RWA (Real World Assets) involves leveraging Web3 technology to tokenize real-world assets. In this article, we present insights from a seasoned RWA industry practitioner.

While the concept of RWA is not new, numerous projects are already tokenizing assets such as real estate, mining rights, bonds, and equities. Despite blockchain's potential to address traditional financial market challenges, few projects have achieved widespread recognition. Why is this the case?

Consider real estate tokenization as an illustration. Real estate holds substantial value, serving as an essential asset that retains its worth and generates income through rent. However, when blockchain platforms express interest in real estate, reciprocity isn't always forthcoming. Property titles do not typically display the name of a token holder, leading to complications in cases of default. The clash between blockchain idealism and real-world asset practicalities gives rise to unforeseen challenges.

1. The RWA Landscape Abounds with Questionable Projects:

Labeling any Web3 project as "dubious" is challenging.
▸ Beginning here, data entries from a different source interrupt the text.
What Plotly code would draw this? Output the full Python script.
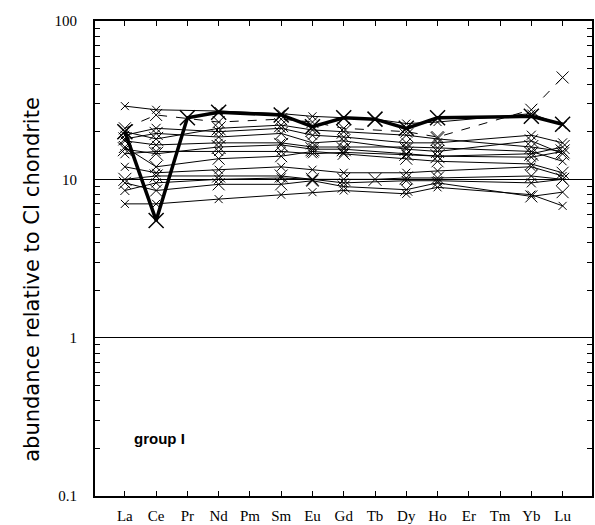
import plotly.graph_objects as go

# Rare earth elements along the x axis
elements = ["La", "Ce", "Pr", "Nd", "Pm", "Sm", "Eu", "Gd", "Tb", "Dy", "Ho", "Er", "Tm", "Yb", "Lu"]

# CI-chondrite normalised abundances, group I samples (None = not measured)
s01 = [29, 27.5, None, 27, None, 26, 25, 24.5, 24, 22.5, 23, None, None, 26, 22]
s02 = [21, 25.5, None, 23, None, 24, 23, 21, None, 20, 18.5, None, None, 27.5, 44]
s03 = [20, 18, None, 21, None, 22, 20.5, 20, None, 19, 18, None, None, 16, 15]
s04 = [19, 21, None, 20, None, 21, 19, 18.5, None, 17, 17, None, None, 19, 17]
s05 = [18, 19.5, None, 18.5, None, 19.5, 17, 17.5, None, 15.5, 15, None, None, 17.5, 14.5]
s06 = [17.5, 16.5, None, 17, None, 17, 16, 16, None, 16, 15.8, None, None, 15, 13]
s07 = [15.5, 14.5, None, 16, None, 16.5, 15.5, 15.5, None, 14.5, 14, None, None, 14.5, 16]
s08 = [14.5, 15, None, 15, None, 15, 14.5, 14.8, None, 14.3, 14, None, None, 13.8, 15]
s09 = [16, 12, None, 13.5, None, 14, 15, 14.5, None, 13.5, 13, None, None, 12.5, 11]
s10 = [12, 11, None, 11.5, None, 12, 11.5, 11, None, 11, 11.3, None, None, 12, 10.5]
s11 = [10, 10.5, None, 10.5, None, 10.5, 10, 10, 10, 10.2, 10.2, None, None, 10.5, 10]
s12 = [8.5, 9.5, None, 10, None, 10.2, 10, 9.5, None, 9.8, 9.8, None, None, 9.5, 10]
s13 = [9.5, 8.5, None, 9.3, None, 9.3, 9.8, 9, None, 8.6, 9.5, None, None, 7.8, 8.3]
s14 = [7, 7, None, 7.5, None, 8, 8.3, 8.5, None, 8.1, 8.9, None, None, 8.0, 6.8]
# Highlighted sample with the strong negative Ce anomaly
bold = [20, 5.5, 24.5, 26.5, None, 25.5, 21.5, 24.5, 24, 21, 24.5, None, None, 25, 22.3]

thin_series = [s01, s02, s03, s04, s05, s06, s07, s08, s09, s10, s11, s12, s13, s14]
marker_sizes = [8, 12, 14, 9, 13, 8, 14, 9, 12, 8, 13, 9, 12, 8]

fig = go.Figure()

for i, vals in enumerate(thin_series):
    fig.add_trace(go.Scatter(
        x=elements, y=vals, mode="lines+markers", connectgaps=True,
        line=dict(color="black", width=1, dash="dash" if i == 1 else "solid"),
        marker=dict(symbol="x-thin", size=marker_sizes[i],
                    line=dict(color="black", width=1)),
        showlegend=False, hoverinfo="skip",
    ))

fig.add_trace(go.Scatter(
    x=elements, y=bold, mode="lines+markers", connectgaps=True,
    line=dict(color="black", width=3.5),
    marker=dict(symbol="x-thin", size=15, line=dict(color="black", width=1.5)),
    showlegend=False, hoverinfo="skip",
))

serif = "Liberation Serif, Times New Roman, serif"

fig.update_layout(
    width=595, height=525,
    margin=dict(l=95, r=1, t=21, b=28),
    paper_bgcolor="white", plot_bgcolor="white",
    annotations=[
        dict(text="group I", x=0.074, y=0.122, xref="paper", yref="paper",
             xanchor="left", yanchor="middle", showarrow=False,
             font=dict(family="Liberation Sans, Arial, sans-serif", size=15,
                       weight="bold", color="black")),
        dict(text="abundance relative to CI chondrite", textangle=-90,
             x=-0.126, y=0.456, xref="paper", yref="paper",
             xanchor="center", yanchor="middle", showarrow=False,
             font=dict(family="DejaVu Sans, Verdana, sans-serif", size=21, color="black")),
    ],
)

fig.update_xaxes(
    type="category", categoryorder="array", categoryarray=elements,
    range=[-0.955, 14.94],
    showline=True, linecolor="black", linewidth=2, mirror="ticks",
    ticks="inside", ticklen=5, tickwidth=1, tickcolor="black",
    showgrid=False, zeroline=False,
    tickfont=dict(family=serif, size=15, color="black"),
    ticklabelstandoff=5,
)

fig.update_yaxes(
    type="log", range=[-1, 2],
    tickvals=[0.1, 1, 10, 100], ticktext=["0.1", "1", "10", "100"],
    showline=True, linecolor="black", linewidth=2, mirror="ticks",
    ticks="inside", ticklen=6, tickwidth=1, tickcolor="black",
    minor=dict(ticks="inside", ticklen=5, tickwidth=1, tickcolor="black",
               dtick="D1", showgrid=False),
    showgrid=True, gridcolor="black", gridwidth=1,
    zeroline=False,
    tickfont=dict(family=serif, size=15, color="black"),
    ticklabelstandoff=13,
)

fig.write_html("out.html")
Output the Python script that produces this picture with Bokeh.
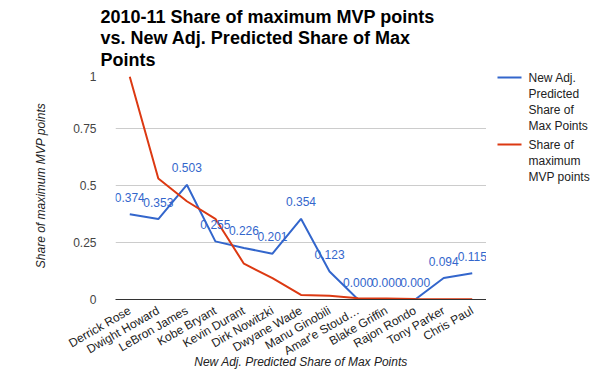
from bokeh.plotting import figure
from bokeh.models import Range1d, FactorRange, FixedTicker, ColumnDataSource
from bokeh.layouts import row, column
from bokeh.embed import file_html
from bokeh.resources import INLINE
from bokeh.core.properties import value
import math

players = ["Derrick Rose", "Dwight Howard", "LeBron James", "Kobe Bryant",
           "Kevin Durant", "Dirk Nowitzki", "Dwyane Wade", "Manu Ginobili",
           "Amar'e Stoud\u2026", "Blake Griffin", "Rajon Rondo", "Tony Parker",
           "Chris Paul"]
predicted = [0.374, 0.353, 0.503, 0.255, 0.226, 0.201, 0.354, 0.123,
             0.000, 0.000, 0.000, 0.094, 0.115]
actual = [0.977, 0.531, 0.431, 0.354, 0.157, 0.094, 0.020, 0.016,
          0.006, 0.004, 0.002, 0.001, 0.001]
y_ticks = [0, 0.25, 0.5, 0.75, 1]
y_tick_labels = ["0", "0.25", "0.5", "0.75", "1"]
title_lines = ["2010-11 Share of maximum MVP points",
               "vs. New Adj. Predicted Share of Max",
               "Points"]
legend_pred = ["New Adj.", "Predicted", "Share of", "Max Points"]
legend_act = ["Share of", "maximum", "MVP points"]

BLUE = "#3366cc"
RED = "#dc3912"
FONT = "Liberation Sans"
TOP = 71          # height of title band (px)
FRAME_W, FRAME_H = 371, 228
LEFT = 115
RIGHT_W = 600 - LEFT - FRAME_W


def bare_figure(w, h):
    f = figure(frame_width=w, frame_height=h, x_range=Range1d(0, w),
               y_range=Range1d(h, 0), x_axis_type=None, y_axis_type=None,
               min_border=0, output_backend="svg", toolbar_location=None,
               outline_line_color=None, border_fill_color="white",
               background_fill_color="white")
    f.title = None
    f.grid.visible = False
    return f


# ---- title band ----
tfig = bare_figure(600, TOP)
tfig.text(x=[100] * len(title_lines),
          y=[16 + 21.5 * i for i in range(len(title_lines))],
          text=title_lines, text_font=value(FONT), text_font_size="18px",
          text_font_style="bold", text_color="#000000",
          text_baseline="alphabetic", text_align="left")

# ---- main chart ----
p = figure(x_range=FactorRange(*players, range_padding=0),
           y_range=Range1d(0, 1),
           frame_width=FRAME_W, frame_height=FRAME_H,
           min_border_left=LEFT, min_border_right=0, min_border_top=0,
           min_border_bottom=0,
           output_backend="svg", toolbar_location=None,
           background_fill_color="white", border_fill_color="white",
           outline_line_color=None)
p.title = None

src = ColumnDataSource(dict(x=players, pred=predicted, act=actual,
                            lab=["%.3f" % v for v in predicted]))

p.line("x", "pred", source=src, line_color=BLUE, line_width=2)
p.line("x", "act", source=src, line_color=RED, line_width=2)
p.text("x", "pred", text="lab", source=src, text_align="center",
       text_baseline="alphabetic", y_offset=-17, text_color=BLUE,
       text_font=value(FONT), text_font_size="12px")

p.xgrid.grid_line_color = None
p.ygrid.grid_line_color = "#cccccc"
p.ygrid.ticker = FixedTicker(ticks=y_ticks)
p.yaxis.ticker = FixedTicker(ticks=y_ticks)
p.yaxis.major_label_overrides = {t: l for t, l in zip(y_ticks, y_tick_labels)}
p.yaxis.axis_line_color = None
p.yaxis.major_tick_line_color = None
p.yaxis.minor_tick_line_color = None
p.yaxis.major_label_standoff = 13
p.yaxis.major_label_text_font = FONT
p.yaxis.major_label_text_font_size = "12px"
p.yaxis.major_label_text_color = "#444444"
p.yaxis.axis_label = "Share of maximum MVP points"
p.yaxis.axis_label_text_font = FONT
p.yaxis.axis_label_text_font_size = "12px"
p.yaxis.axis_label_text_font_style = "italic"
p.yaxis.axis_label_text_color = "#222222"
p.yaxis.axis_label_standoff = 22

p.xaxis.axis_line_color = "#333333"
p.xaxis.axis_line_width = 1
p.xaxis.major_tick_line_color = None
p.xaxis.minor_tick_line_color = None
p.xaxis.major_label_orientation = math.pi / 6
p.xaxis.major_label_standoff = 4
p.xaxis.major_label_text_font = FONT
p.xaxis.major_label_text_font_size = "12px"
p.xaxis.major_label_text_color = "#222222"
p.xaxis.axis_label = "New Adj. Predicted Share of Max Points"
p.xaxis.axis_label_text_font = FONT
p.xaxis.axis_label_text_font_size = "12px"
p.xaxis.axis_label_text_font_style = "italic"
p.xaxis.axis_label_text_color = "#222222"
p.xaxis.axis_label_standoff = -12

# ---- legend panel (to the right of the plot frame) ----
lfig = bare_figure(RIGHT_W, FRAME_H)
groups = [(legend_pred, BLUE, 6), (legend_act, RED, 73)]
for labels, color, top in groups:
    lfig.segment(x0=[11], y0=[top], x1=[35], y1=[top], line_color=color,
                 line_width=2)
    lfig.text(x=[42] * len(labels), y=[top + 16 * i for i in range(len(labels))],
              text=labels, text_font=value(FONT), text_font_size="12px",
              text_color="#222222", text_baseline="middle", text_align="left")

layout = column(tfig, row(p, lfig), spacing=0)
open("out.html", "w").write(file_html(layout, INLINE))
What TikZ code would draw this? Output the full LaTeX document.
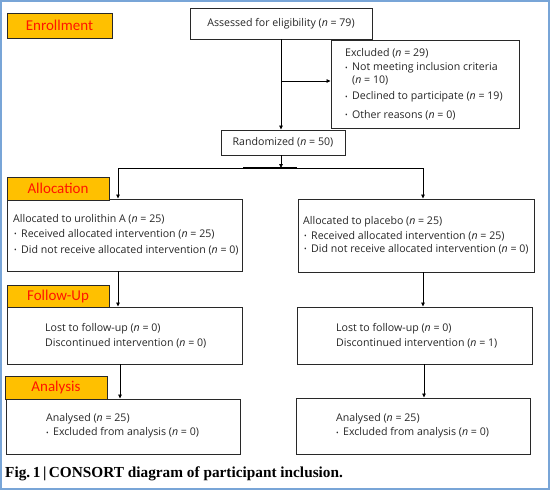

However, RWA differs in that it necessitates tangible real-world assets. RWA tokenization must embody both asset rights and ownership, with records securely stored on the blockchain. Otherwise, it risks being perceived as an unreliable venture susceptible to sudden disappearance.

2. RWA Fuses Legal Oversight with Code Audits:

In developed nations, consensus on real assets hinges on legal contracts, with disputes resolved in court. Conversely, in the crypto realm, consensus arises from blockchain records, with code logic arbitrating disputes. Therefore, assets are backed by either legal or code mechanisms. As crypto real assets emerge, these dual support systems must evolve and harmonize.

3. Lack of Standardized Approach to RWA:

An industry without standards is difficult to envision, yet RWA lacks universally accepted standards. While some may reference standards like ERC721 or ERC3525, these are primarily data standards and fall short of meeting RWA's complex requirements.

4. Relationship Between RWA Standards and Protocols:

Although industry standards and protocols share similarities, they are not interchangeable. Standards represent consensus guidelines that all stakeholders must adhere to, while protocols remain optional. In the absence of established standards, numerous teams vie for protocol dominance.

5. RWA's Potential Lies in Long-Term Evolution:

A decade ago, predictions suggested that online platforms would supplant offline counterparts. However, online realms possess inherent limitations. RWA projects and investors must exercise patience, focusing on niche markets rather than aiming to immediately supplant traditional financial markets.

6. RWA Development Demands Collaboration with Traditional Finance:

In finance, two fundamental elements are the source of funds and assets. If traditional financial institutions serve as the funding source for RWA, the latter must offer products with enhanced returns or reduced risks to secure their endorsement.

I envision RWA's evolution unfolding through a dual approach: Firstly, by offering high-liquidity assets tailored for blockchain institutions or users in emerging markets. Secondly, by providing niche assets that cater to the preferences of traditional financial investors. Presently, the RWA market remains relatively modest in comparison to traditional finance. However, as the market expands and traditional financial institutions embrace new technologies, the benefits of these innovations will become increasingly apparent. Looking ahead, financial assets will undergo tokenization in a manner that is both easier to regulate and more cost-effective. The future is promising, and I am excited to embark on this growth journey together!